In high school, Tynes started to write poetry, expressing the rebellious time of the 1960s. She told Dalhousie University’s alumni magazine in 1988 that she was “Dartmouth’s resident flower child.” She got her education degree from Dalhousie in 1975 and while there won the Dennis Memorial Poetry Prize. In 1986, she became the first African-Canadian woman to sit on Dalhousie’s Board of Governors, serving until 1994.
Describing the 1980s as a bit of black cultural renaissance in Nova Scotia, Lesley Choyce, the publisher of Pottersfield Press, contacted Tynes to ask if he could publish her work in an anthology of black writers. She agreed, marking the beginning of their publishing relationship.
“Her poems resonated with people. Her poems were very powerful and personal,” said Choyce. “She had a raw honesty in her poetry.”
Other collections of her poetry include Woman Talking Woman, The Door of My Heart and Save the World For Me, a collection of poetry and fiction for young people.
“Maxine’s poems were not elitist,” said Choyce. “She used simple language in an evocative way.”
Her books sold steadily and had a wide appeal, he said. “It’s generally hard to sell poetry books, but Maxine was the exception.”
When not writing poetry, Tynes was an English teacher at Cole Harbour High and Auburn Drive High schools for 31 years. She was also one of Peter Gzowski’s favourite poets on his popular CBC radio show Morningside and frequently appeared on CTV’s Canada AM, where she would talk about popular television shows and other media.
“She looked like a performer. She thrived on performing,” said her friend Wayne Thompson.
Dressed in colourful, long skirts, bright hats and lots of jewellery, she wasn’t afraid to wear matching makeup around her beautiful, dark eyes. “I see the lights in the bathroom aren’t working again,” Thompson teased his friend referring to her colourful choices.
Tynes loved to give readings and to appear at book signings. “The remarkable thing about her poetry was that it sounded best when read by her,” said former teaching colleague Ray MacLeod. “She had a fantastic reading voice.”
Choyce remembers her almost magnetic draw at public events. “She had this connection with people and made people light up.
“You looked at Maxine’s eyes and you saw this tremendous energy and passion for life,” he said. “She really was the people’s poet.”

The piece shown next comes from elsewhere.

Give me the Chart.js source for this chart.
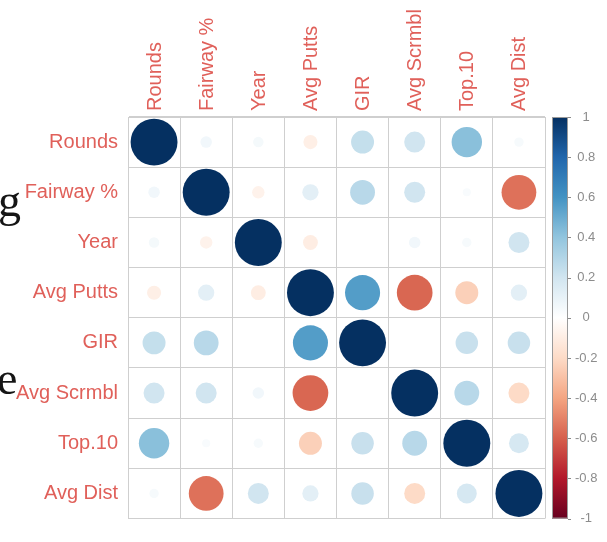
<!DOCTYPE html>
<html>
<head>
<meta charset="utf-8">
<title>Correlation matrix</title>
<script src="https://cdn.jsdelivr.net/npm/chart.js@4/dist/chart.umd.min.js"></script>
<style>
  html, body { margin: 0; padding: 0; background: #ffffff; }
  #wrap { position: relative; width: 607px; height: 542px; overflow: hidden; background: #ffffff; }
  #wrap canvas { position: absolute; left: 0; top: 0; }
  .stray { position: absolute; font-family: "Liberation Serif", "DejaVu Serif", serif; font-size: 46px; line-height: 46px; color: #151515; }
</style>
</head>
<body>
<div id="wrap">
  <canvas id="corr" width="607" height="542"></canvas>
  <span class="stray" style="left:-2px; top:178px;">g</span>
  <span class="stray" style="left:-3px; top:356px;">e</span>
</div>
<script>
// Variables, in matrix order (top to bottom / left to right)
const variables = ['Rounds', 'Fairway %', 'Year', 'Avg Putts', 'GIR', 'Avg Scrmbl', 'Top.10', 'Avg Dist'];

// One row of Pearson correlations per variable
const roundsCorr    = [ 1.00,  0.06,  0.05, -0.09,  0.24,  0.20,  0.42,  0.04];
const fairwayCorr   = [ 0.06,  1.00, -0.07,  0.12,  0.28,  0.20,  0.03, -0.55];
const yearCorr      = [ 0.05, -0.07,  1.00, -0.10,  0.00,  0.06,  0.04,  0.20];
const puttsCorr     = [-0.09,  0.12, -0.10,  1.00,  0.56, -0.58, -0.24,  0.12];
const girCorr       = [ 0.24,  0.28,  0.00,  0.56,  1.00,  0.00,  0.23,  0.23];
const scrambleCorr  = [ 0.20,  0.20,  0.06, -0.58,  0.00,  1.00,  0.28, -0.20];
const top10Corr     = [ 0.42,  0.03,  0.04, -0.24,  0.23,  0.28,  1.00,  0.18];
const distCorr      = [ 0.04, -0.55,  0.20,  0.12,  0.23, -0.20,  0.18,  1.00];

// Colour legend range and tick step
const legendMin = -1;
const legendMax = 1;
const legendStep = 0.2;

// Diverging red-blue palette, from -1 to 1
const rdbu = ['#67001F', '#B2182B', '#D6604D', '#F4A582', '#FDDBC7', '#FFFFFF',
              '#D1E5F0', '#92C5DE', '#4393C3', '#2166AC', '#053061'];

const corrRows = [roundsCorr, fairwayCorr, yearCorr, puttsCorr, girCorr, scrambleCorr, top10Corr, distCorr];

// Canvas layout: axis band sizes around the plot
const canvasW = 607;
const leftBand = 128;
const topBand = 117;
const rightBand = 62;
const bottomPad = 6;
const cellSize = (canvasW - leftBand - rightBand) / variables.length;

function hexToRgb(h) {
  const n = parseInt(h.slice(1), 16);
  return [(n >> 16) & 255, (n >> 8) & 255, n & 255];
}

function corrColor(v) {
  const t = Math.min(1, Math.max(0, (v - legendMin) / (legendMax - legendMin))) * (rdbu.length - 1);
  const i = Math.min(rdbu.length - 2, Math.floor(t));
  const f = t - i;
  const a = hexToRgb(rdbu[i]);
  const b = hexToRgb(rdbu[i + 1]);
  const c = a.map((x, k) => Math.round(x + (b[k] - x) * f));
  return `rgb(${c[0]},${c[1]},${c[2]})`;
}

// Circle area follows |r|, so the radius follows sqrt(|r|)
function corrRadius(v) {
  return cellSize * 0.45 * Math.sqrt(Math.abs(v));
}

const cells = [];
corrRows.forEach((row, i) => {
  row.forEach((v, j) => cells.push({ x: variables[j], y: variables[i], v: v }));
});

const labelColor = '#e0605a';
const gridColor = '#cfcfcf';
const labelFont = { family: 'Liberation Sans', size: 20 };

// Colour bar drawn next to the legend axis
const colorBarPlugin = {
  id: 'colorBar',
  afterDraw(chart) {
    const scale = chart.scales.cb;
    const ctx = chart.ctx;
    const x0 = scale.left + 7;
    const w = 16;
    const top = scale.getPixelForValue(legendMax);
    const bottom = scale.getPixelForValue(legendMin);
    const grad = ctx.createLinearGradient(0, bottom, 0, top);
    rdbu.forEach((c, k) => grad.addColorStop(k / (rdbu.length - 1), c));
    ctx.save();
    ctx.fillStyle = grad;
    ctx.fillRect(x0, top, w, bottom - top);
    ctx.strokeStyle = '#9a9a9a';
    ctx.lineWidth = 1;
    ctx.strokeRect(x0 + 0.5, top + 0.5, w - 1, bottom - top - 1);
    ctx.strokeStyle = '#8a8a8a';
    scale.ticks.forEach(t => {
      const y = Math.round(scale.getPixelForValue(t.value)) + 0.5;
      ctx.beginPath();
      ctx.moveTo(x0 + w, y);
      ctx.lineTo(x0 + w + 3, y);
      ctx.stroke();
    });
    ctx.restore();
  }
};

new Chart(document.getElementById('corr'), {
  type: 'bubble',
  data: {
    datasets: [{
      data: cells,
      backgroundColor: ctx => (ctx.raw ? corrColor(ctx.raw.v) : '#ffffff'),
      borderWidth: 0,
      hoverRadius: 0,
      radius: ctx => (ctx.raw ? corrRadius(ctx.raw.v) : 0)
    }]
  },
  options: {
    responsive: false,
    animation: false,
    events: [],
    layout: { padding: { top: 0, left: 0, right: 0, bottom: bottomPad } },
    plugins: { legend: { display: false }, tooltip: { enabled: false } },
    scales: {
      x: {
        type: 'category',
        labels: variables,
        position: 'top',
        offset: true,
        grid: { offset: true, color: gridColor, lineWidth: 1, drawTicks: false },
        border: { color: gridColor },
        ticks: {
          autoSkip: false, minRotation: 90, maxRotation: 90, padding: 6, labelOffset: 25,
          color: labelColor, font: labelFont
        },
        afterFit: s => { s.height = topBand; }
      },
      y: {
        type: 'category',
        labels: variables,
        position: 'left',
        offset: true,
        grid: { offset: true, color: gridColor, lineWidth: 1, drawTicks: false },
        border: { color: gridColor },
        ticks: {
          autoSkip: false, padding: 10,
          color: labelColor, font: labelFont
        },
        afterFit: s => { s.width = leftBand; }
      },
      cb: {
        type: 'linear',
        position: 'right',
        min: legendMin,
        max: legendMax,
        grid: { display: false, drawTicks: true, tickLength: 27 },
        border: { display: false },
        ticks: {
          stepSize: legendStep, padding: 3, crossAlign: 'center',
          color: '#8c8c8c', font: { family: 'Liberation Sans', size: 13 },
          callback: v => String(Math.round(v * 10) / 10)
        },
        afterFit: s => { s.width = rightBand; }
      }
    }
  },
  plugins: [colorBarPlugin]
});
</script>
</body>
</html>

After the 1990s, she stopped publishing poetry and moved out of the public eye. As her health deteriorated, she focused on teaching and writing for school textbooks. She continued to write almost until the end of her life. As a teacher, she encouraged her students to write poetry of their own and would read her poetry in class on occasion. She also liked to share her love of poets like Maya Angelou with students.
“She always insisted that the material she read in class was multicultural. She made sure the kids didn’t just read old, dead white men,” said MacLeod.
A dedicated teacher, she was adored by many of her students, but had little time for those who didn’t want to work or weren’t interested in literature. “You never saw her alone in her classroom. She always had a group of kids around her,” said MacLeod.
She wrote passionately not only about her own life and concerns, but about social issues such as the racism experienced by earlier generations of black women, famine in Africa and the prostitutes working at night in Halifax. She communicated a sense of hope and the beauty of the human spirit.
“My poems are great shouts of the joy that I feel and share; the deep passion that rocks and caresses and embraces me and all that is part of my world and my life. The laments for lost heritage are there; but, then, so are the feelings of having found a centre and a self-acceptance and an identity in this Black and woman’s skin that I so joyfully wear.
“I wear it joyfully. I wear it big. I wear it womanly. And I wear it Black. Black. Black. As night, deep and soft and endless with no moon. Just black and perfect splendour in life and in being a woman in this world,” she wrote in Mirrors.
Tynes, who had been diagnosed with post-polio syndrome, leaves siblings Josephine, Joan, Margaret, Lynda, Patsy, Dianne, David, Charles, Andrew and Timothy, as well as several nieces and nephews. She was predeceased by her brother Douglas.